Recap Exxxotica 2011

Ride 'em, cowboy

No related

As the “largest event in the U.S.A. dedicated to love and sex,” Exxxotica should probably be a bigger deal than it is. Over the weekend, it drew more than 26,500 people, with all of them forking over anywhere from $35 for one-day attendance to $150-odd for a three-day VIP pass. And yet, the convention is not a big deal. In fact, it kind of sucks.

Right up front, here’s the disclaimer: The A.V. Club in general, and this writer in particular, have nothing against sex, porn, or anyone who enjoys sex or porn. We’re huge fans of the Savage Lovecast, and we think whatever people want to do with their spare time or to make a living is totally fine with us. Into scat play? Hey, man, whatever floats your boat.

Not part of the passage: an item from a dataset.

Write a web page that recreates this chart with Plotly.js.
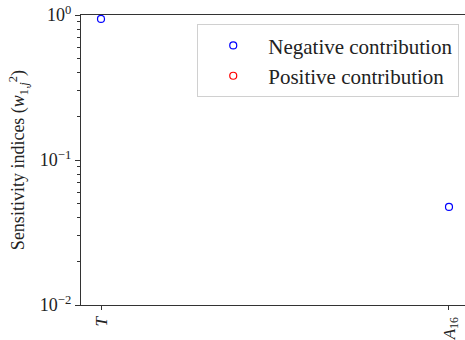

That being said, Exxxotica was pretty gross. It doesn’t help that the event takes place at the Stephens Convention Center in Rosemont—or, rather, in part of the Stephens Convention Center that’s been curtained off with a ton of black and pink fabric. It also doesn’t help that anyone who parked in the garage had to walk past a very large Herbalife convention to get to all of the best dirty stuff. Talk about killing the mood. Furthermore, it doesn’t really help that, honestly, Exxxotica is not a very big convention. When entering, we were lectured on not taking off our wristbands, in case we wanted to come back the next day. But after about 30 minutes of walking around, we’d seen everything there was to see, from strippers to toys to a Sassy Assy fashion show. What would be the point of coming back, or even spending hours on end there? Is everyone just hanging around, waiting for something sexy to happen?

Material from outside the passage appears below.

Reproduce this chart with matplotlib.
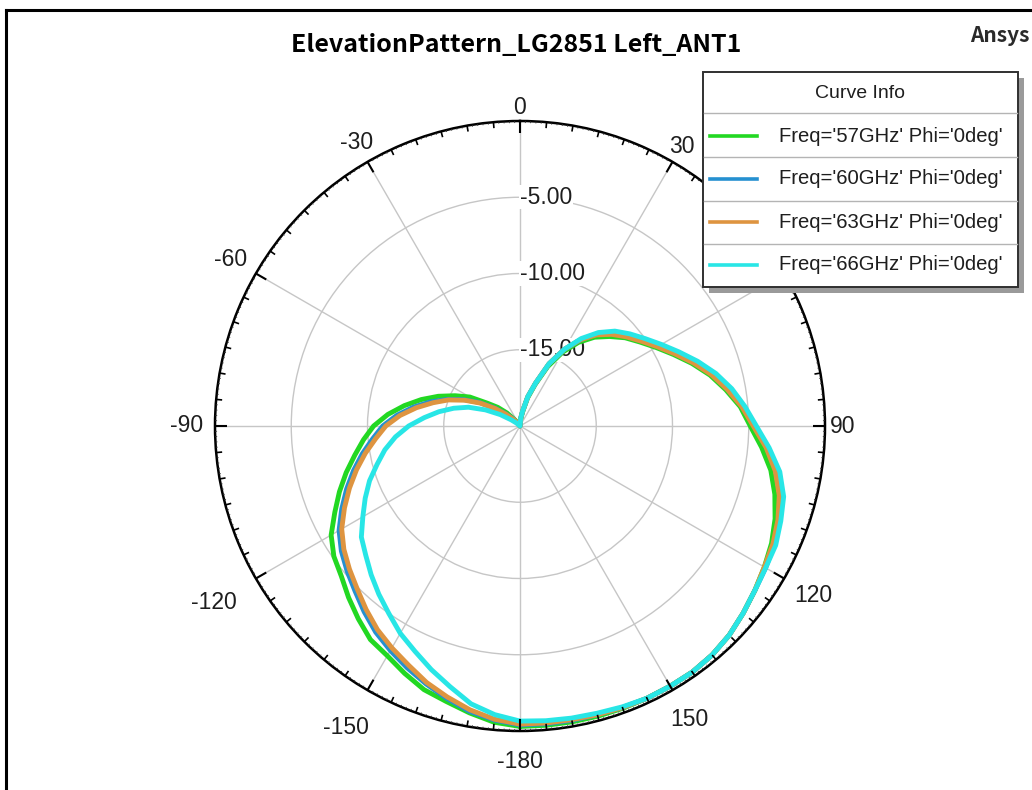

A lot of the booths were operated by porn stars or adult film companies. Yes, Ron Jeremy was there, looking very Ron Jeremy-ish—but so were countless vaguely pretty and scantily dressed “stars,” signing autographs as videos of their performances played behind them. Attendees could pay anywhere from $10 to $40 and get a picture with said stars, generally posed somewhat provocatively. Guys would step up to a pastie-clad vixen, give her some money, look at the camera, and point at the star’s breasts while making a “whoa!” face. Repeat ad nauseum.

And therein, really, lies the problem with Exxxotica: It wasn’t actually very sexy. Obviously, there were about a million young ladies there with fantastic bodies, and people went out of their way to offer demonstrations of their massaging gloves and invite you to their swinger parties. Everyone was nice, and everyone was on the up-and-up, particularly the event’s organizers. The problem was, though, that a dirty convention center in Rosemont at 2:30 p.m. on a Saturday isn’t a particularly sexy place, especially when it’s packed full of awkward people who aren’t making a whole lot of conversation. Like porn, Exxxotica is viewer-oriented. No one talks to people at booths for more than a few seconds, and most of the “stars” don’t really get the respect they deserve from their fans. Sure, people think they’re hot and beautiful, but they’re not thought of as real people, with sore feet from high heels and skin that you’re not really supposed to touch unless you ask first. It’s a little thing, but at an event like Exxxotica, it means a lot. Throw a couple of boneheads into a room full of boners, and everything just goes a little south.